__Direction__.
Without the pictures, set down every line of the data exactly.

»»

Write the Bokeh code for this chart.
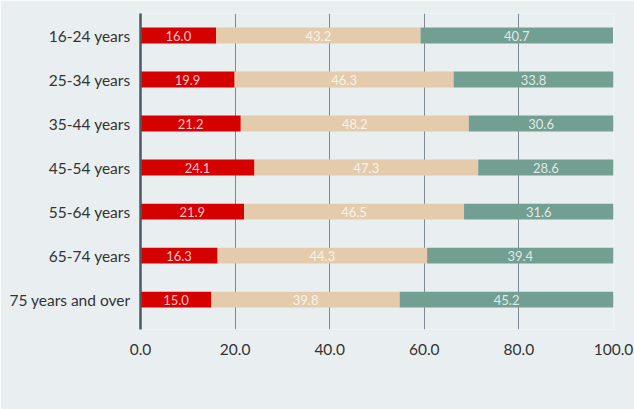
from bokeh.plotting import figure
from bokeh.models import ColumnDataSource, FixedTicker, Range1d, Legend, LegendItem, NumeralTickFormatter
from bokeh.core.properties import value
from bokeh.embed import file_html
from bokeh.resources import INLINE

# Age groups, top to bottom
age_groups = ["16-24 years", "25-34 years", "35-44 years", "45-54 years",
              "55-64 years", "65-74 years", "75 years and over"]
series = ["Rarely or never", "Sometimes", "Mostly or always"]
rarely = [16.0, 19.9, 21.2, 24.1, 21.9, 16.3, 15.0]
sometimes = [43.2, 46.3, 48.2, 47.3, 46.5, 44.3, 39.8]
mostly = [40.7, 33.8, 30.6, 28.6, 31.6, 39.4, 45.2]
x_ticks = [0, 20, 40, 60, 80, 100]

colors = ["#d50000", "#e4cbab", "#739f93"]
bg = "#e9eff0"
font = "Lato"

n = len(age_groups)
ypos = [n - 1 - i for i in range(n)]
values = [rarely, sometimes, mostly]
keys = ["rarely", "sometimes", "mostly"]

source = ColumnDataSource(dict(y=ypos, rarely=rarely, sometimes=sometimes, mostly=mostly))

p = figure(width=634, height=409, frame_width=473, frame_height=316,
           output_backend="svg", toolbar_location=None,
           x_range=Range1d(0, 100), y_range=Range1d(-0.68, n - 0.5))
p.background_fill_color = bg
p.border_fill_color = bg
p.outline_line_color = None
p.min_border_left = 140
p.min_border_right = 21
p.min_border_top = 13
p.min_border_bottom = 0

renderers = p.hbar_stack(keys, y="y", height=0.36, color=colors, line_color=None, source=source)

# Segment value labels, centred in each segment
for i, vals in enumerate(values):
    starts = [sum(v[j] for v in values[:i]) for j in range(n)]
    mids = [s + v / 2 for s, v in zip(starts, vals)]
    lsrc = ColumnDataSource(dict(x=mids, y=ypos, t=[f"{v:.1f}" for v in vals]))
    p.text(x="x", y="y", text="t", source=lsrc, text_align="center",
           text_baseline="middle", text_font=value(font), text_font_size="13px",
           text_color="white", text_alpha=0.78)

# Axes
p.xaxis.ticker = FixedTicker(ticks=x_ticks)
p.xaxis.formatter = NumeralTickFormatter(format="0.0")
p.xaxis.axis_line_color = None
p.xaxis.major_tick_line_color = None
p.xaxis.minor_tick_line_color = None
p.xaxis.major_tick_out = 0
p.xaxis.major_label_standoff = 14
p.xaxis.major_label_text_font = font
p.xaxis.major_label_text_font_size = "15.5px"
p.xaxis.major_label_text_color = "#333333"

p.yaxis.ticker = FixedTicker(ticks=ypos)
p.yaxis.major_label_overrides = {y: g for y, g in zip(ypos, age_groups)}
p.yaxis.axis_line_color = "#4b5966"
p.yaxis.axis_line_width = 2.5
p.yaxis.major_tick_line_color = None
p.yaxis.minor_tick_line_color = None
p.yaxis.major_tick_out = 0
p.yaxis.major_label_standoff = 10
p.yaxis.major_label_text_font = font
p.yaxis.major_label_text_font_size = "15.5px"
p.yaxis.major_label_text_color = "#333333"

p.xgrid.grid_line_color = "#7d8a96"
p.xgrid.grid_line_width = 1
p.ygrid.grid_line_color = None

legend = Legend(items=[LegendItem(label=s, renderers=[r]) for s, r in zip(series, renderers)],
                orientation="horizontal", location=(-107, 0))
legend.glyph_width = 16
legend.glyph_height = 16
legend.label_standoff = 8
legend.spacing = 16
legend.padding = 0
legend.margin = 0
legend.background_fill_alpha = 0
legend.border_line_color = None
legend.label_text_font = font
legend.label_text_font_style = "bold"
legend.label_text_font_size = "16px"
legend.label_text_color = "#111111"
p.add_layout(legend, "below")

open("out.html", "w").write(file_html(p, INLINE))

««

__Expected output__.
Write the Bokeh code for this chart.
from bokeh.plotting import figure
from bokeh.models import ColumnDataSource, FixedTicker, Range1d, Legend, LegendItem, NumeralTickFormatter
from bokeh.core.properties import value
from bokeh.embed import file_html
from bokeh.resources import INLINE

# Age groups, top to bottom
age_groups = ["16-24 years", "25-34 years", "35-44 years", "45-54 years",
              "55-64 years", "65-74 years", "75 years and over"]
series = ["Rarely or never", "Sometimes", "Mostly or always"]
rarely = [16.0, 19.9, 21.2, 24.1, 21.9, 16.3, 15.0]
sometimes = [43.2, 46.3, 48.2, 47.3, 46.5, 44.3, 39.8]
mostly = [40.7, 33.8, 30.6, 28.6, 31.6, 39.4, 45.2]
x_ticks = [0, 20, 40, 60, 80, 100]

colors = ["#d50000", "#e4cbab", "#739f93"]
bg = "#e9eff0"
font = "Lato"

n = len(age_groups)
ypos = [n - 1 - i for i in range(n)]
values = [rarely, sometimes, mostly]
keys = ["rarely", "sometimes", "mostly"]

source = ColumnDataSource(dict(y=ypos, rarely=rarely, sometimes=sometimes, mostly=mostly))

p = figure(width=634, height=409, frame_width=473, frame_height=316,
           output_backend="svg", toolbar_location=None,
           x_range=Range1d(0, 100), y_range=Range1d(-0.68, n - 0.5))
p.background_fill_color = bg
p.border_fill_color = bg
p.outline_line_color = None
p.min_border_left = 140
p.min_border_right = 21
p.min_border_top = 13
p.min_border_bottom = 0

renderers = p.hbar_stack(keys, y="y", height=0.36, color=colors, line_color=None, source=source)

# Segment value labels, centred in each segment
for i, vals in enumerate(values):
    starts = [sum(v[j] for v in values[:i]) for j in range(n)]
    mids = [s + v / 2 for s, v in zip(starts, vals)]
    lsrc = ColumnDataSource(dict(x=mids, y=ypos, t=[f"{v:.1f}" for v in vals]))
    p.text(x="x", y="y", text="t", source=lsrc, text_align="center",
           text_baseline="middle", text_font=value(font), text_font_size="13px",
           text_color="white", text_alpha=0.78)

# Axes
p.xaxis.ticker = FixedTicker(ticks=x_ticks)
p.xaxis.formatter = NumeralTickFormatter(format="0.0")
p.xaxis.axis_line_color = None
p.xaxis.major_tick_line_color = None
p.xaxis.minor_tick_line_color = None
p.xaxis.major_tick_out = 0
p.xaxis.major_label_standoff = 14
p.xaxis.major_label_text_font = font
p.xaxis.major_label_text_font_size = "15.5px"
p.xaxis.major_label_text_color = "#333333"

p.yaxis.ticker = FixedTicker(ticks=ypos)
p.yaxis.major_label_overrides = {y: g for y, g in zip(ypos, age_groups)}
p.yaxis.axis_line_color = "#4b5966"
p.yaxis.axis_line_width = 2.5
p.yaxis.major_tick_line_color = None
p.yaxis.minor_tick_line_color = None
p.yaxis.major_tick_out = 0
p.yaxis.major_label_standoff = 10
p.yaxis.major_label_text_font = font
p.yaxis.major_label_text_font_size = "15.5px"
p.yaxis.major_label_text_color = "#333333"

p.xgrid.grid_line_color = "#7d8a96"
p.xgrid.grid_line_width = 1
p.ygrid.grid_line_color = None

legend = Legend(items=[LegendItem(label=s, renderers=[r]) for s, r in zip(series, renderers)],
                orientation="horizontal", location=(-107, 0))
legend.glyph_width = 16
legend.glyph_height = 16
legend.label_standoff = 8
legend.spacing = 16
legend.padding = 0
legend.margin = 0
legend.background_fill_alpha = 0
legend.border_line_color = None
legend.label_text_font = font
legend.label_text_font_style = "bold"
legend.label_text_font_size = "16px"
legend.label_text_color = "#111111"
p.add_layout(legend, "below")

open("out.html", "w").write(file_html(p, INLINE))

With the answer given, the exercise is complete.